CLAIRE: Scalable GPU-Accelerated Algorithms for Diffeomorphic Image Registration in 3D
Andreas Mang
TL;DR
CLAIRE advances scalable, GPU-accelerated diffeomorphic image registration by casting it as a PDE-constrained variational problem controlled by a stationary velocity field. It employs a Gauss–Newton–Krylov solver with semi-Lagrangian time integration, mixed-precision GPU kernels, and MPI for memory-distributed computation, enabling 3D brain registrations on large volumes in a few seconds on a single GPU. The framework leverages sophisticated preconditioning (regularization, two-level, and zero-velocity approximations) and parameter continuation to achieve robust convergence and diffeomorphic guarantees, demonstrated on the NIREP dataset with high Dice scores (~0.83–0.84).
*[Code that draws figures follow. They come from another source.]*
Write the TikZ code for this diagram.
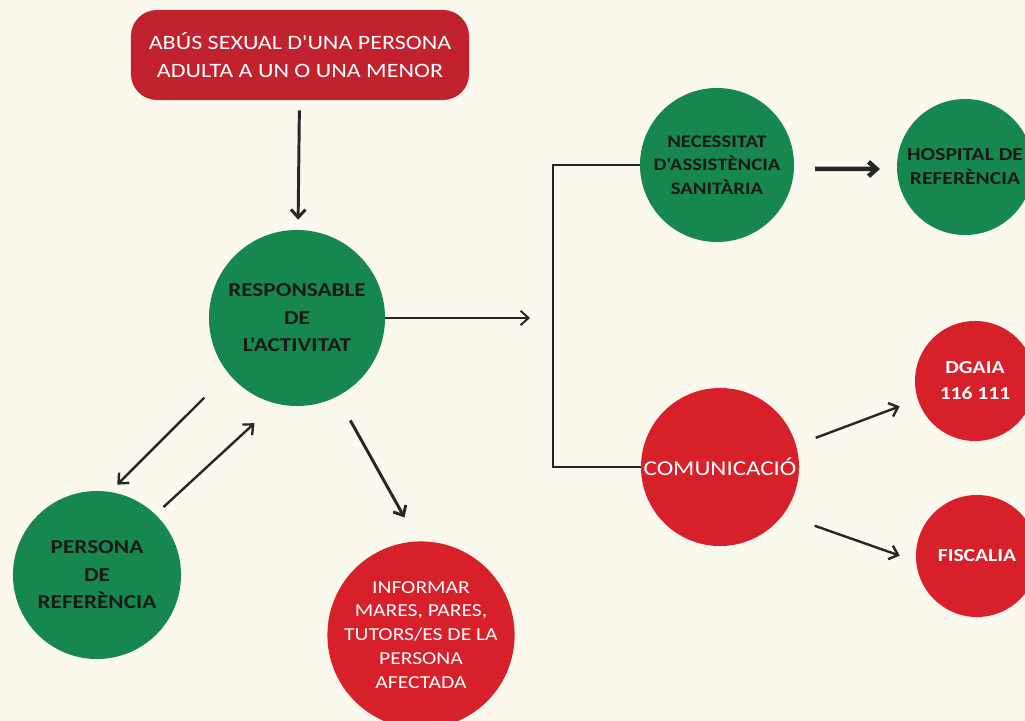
\documentclass[tikz,border=0pt]{standalone}
\usepackage{fontspec}
\setmainfont{Carlito}[FakeStretch=1.18, Ligatures=TeXOff]
\usetikzlibrary{arrows.meta}

\definecolor{fons}{HTML}{FBF8EE}
\definecolor{verd}{HTML}{16874F}
\definecolor{vermell}{HTML}{D8202A}
\definecolor{granat}{HTML}{C2222D}

\begin{document}
\begin{tikzpicture}[x=0.025cm, y=-0.025cm,
    rodona/.style={circle, inner sep=0pt, align=center},
    verda/.style={rodona, fill=verd, text=black!90},
    vermella/.style={rodona, fill=vermell, text=white},
    fletxa/.style={-{Straight Barb[length=2mm, width=3.6mm]}, line width=1.7pt, black!85}]
    % fons
    \fill[fons] (0,0) rectangle (1025,721);
    \useasboundingbox (0,0) rectangle (1025,721);

    % cas
    \node[fill=granat, text=white, rounded corners=0.65cm, align=center,
        minimum width=8.45cm, minimum height=2.25cm,
        font={\fontsize{14.5}{20.5}\selectfont}] (abus) at (300,55)
        {ABÚS SEXUAL D'UNA PERSONA\\ADULTA A UN O UNA MENOR};

    % responsable i persona de referència
    \node[verda, minimum size=4.4cm, font={\fontsize{14}{19.5}\selectfont\bfseries}]
        (resp) at (297,318) {RESPONSABLE\\DE\\L'ACTIVITAT};
    \node[verda, minimum size=4.2cm, font={\fontsize{14}{19.5}\selectfont\bfseries}]
        (pers) at (97,575) {PERSONA\\DE\\REFERÈNCIA};
    \node[vermella, minimum size=4.4cm, font={\fontsize{13}{17}\selectfont}]
        (info) at (421,635) {INFORMAR\\MARES, PARES,\\TUTORS/ES DE LA\\PERSONA\\AFECTADA};

    % branca de la dreta
    \node[verda, minimum size=3.85cm, font={\fontsize{12.5}{16.8}\selectfont\bfseries}]
        (nec) at (717,165) {NECESSITAT\\D'ASSISTÈNCIA\\SANITÀRIA};
    \node[verda, minimum size=3.4cm, font={\fontsize{13}{17}\selectfont\bfseries}]
        (hosp) at (965,167) {HOSPITAL DE\\REFERÈNCIA};
    \node[vermella, minimum size=3.95cm, font={\fontsize{15}{18}\selectfont}]
        (com) at (720,467) {COMUNICACIÓ};
    \node[vermella, minimum size=3cm, font={\fontsize{13}{18.5}\selectfont\bfseries}]
        (dgaia) at (975,381) {DGAIA\\116 111};
    \node[vermella, minimum size=3.05cm, font={\fontsize{13}{18}\selectfont\bfseries}]
        (fisc) at (977,556) {FISCALIA};

    % fletxes
    \draw[fletxa, line width=2.1pt, shorten <=0.25cm, shorten >=0.25cm] (abus) -- (resp);
    \coordinate (claudat) at (530,318);
    \coordinate (clau) at (553,318);
    \draw[fletxa, line width=1.4pt] (resp) -- (claudat);
    \draw[line width=2pt, black!85] (nec.west) -| (clau) |- (com.west);
    \draw[fletxa, shorten <=0.85cm, shorten >=0.25cm] (resp.219.5) -- (pers.81);
    \draw[fletxa, shorten <=0.27cm, shorten >=0.72cm] (pers.46.4) -- (resp.256);
    \draw[fletxa, line width=2.1pt, shorten <=0.68cm, shorten >=0.68cm] (resp.297) -- (info.92);
    \draw[fletxa, line width=3.2pt, shorten <=0.52cm, shorten >=0.42cm] ([yshift=-0.1cm]nec.east) -- ([yshift=-0.05cm]hosp.west);
    \draw[fletxa, shorten <=0.52cm, shorten >=0.48cm] (com.16.8) -- (dgaia.198.4);
    \draw[fletxa, shorten <=0.83cm, shorten >=0.43cm] (com.323.7) -- (fisc.185.6);
\end{tikzpicture}
\end{document}
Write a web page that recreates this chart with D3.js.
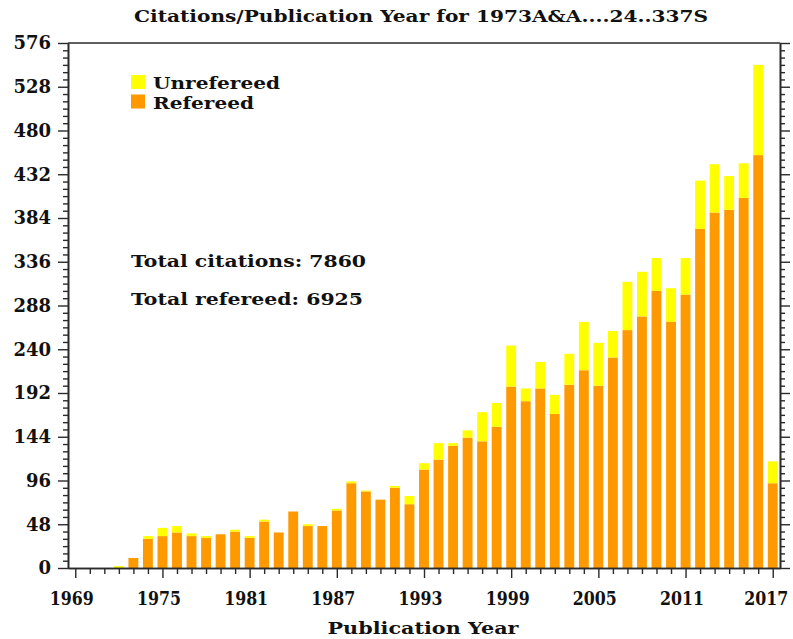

This work offers a practical route to real-time or near-real-time large-scale diffeomorphic registration suitable for clinical workflows and large imaging studies, while outlining limitations and directions for extending to non-stationary velocities, multi-modality similarity measures, and topology-changing scenarios.
Abstract
We present our work on scalable, GPU-accelerated algorithms for diffeomorphic image registration. The associated software package is termed CLAIRE. Image registration is a non-linear inverse problem. It is about computing a spatial mapping from one image of the same object or scene to another. In diffeomorphic image registration, the set of admissible spatial transformations is restricted to maps that are smooth, one-to-one, and have a smooth inverse. We formulate diffeomorphic image registration as a variational problem governed by transport equations. We use an inexact, globalized (Gauss--)Newton--Krylov method for numerical optimization. We consider semi-Lagrangian methods for numerical time integration. Our solver features mixed-precision, hardware-accelerated computational kernels for optimal computational throughput. We use the message-passing interface for distributed-memory parallelism and deploy our code on modern high-performance computing architectures. Our solver allows us to solve clinically relevant problems in under four seconds on a single GPU. It can also be applied to large-scale 3D imaging applications with data that is discretized on meshes with billions of voxels. We demonstrate that our numerical framework yields high-fidelity results in only a few seconds, even if we search for an optimal regularization parameter.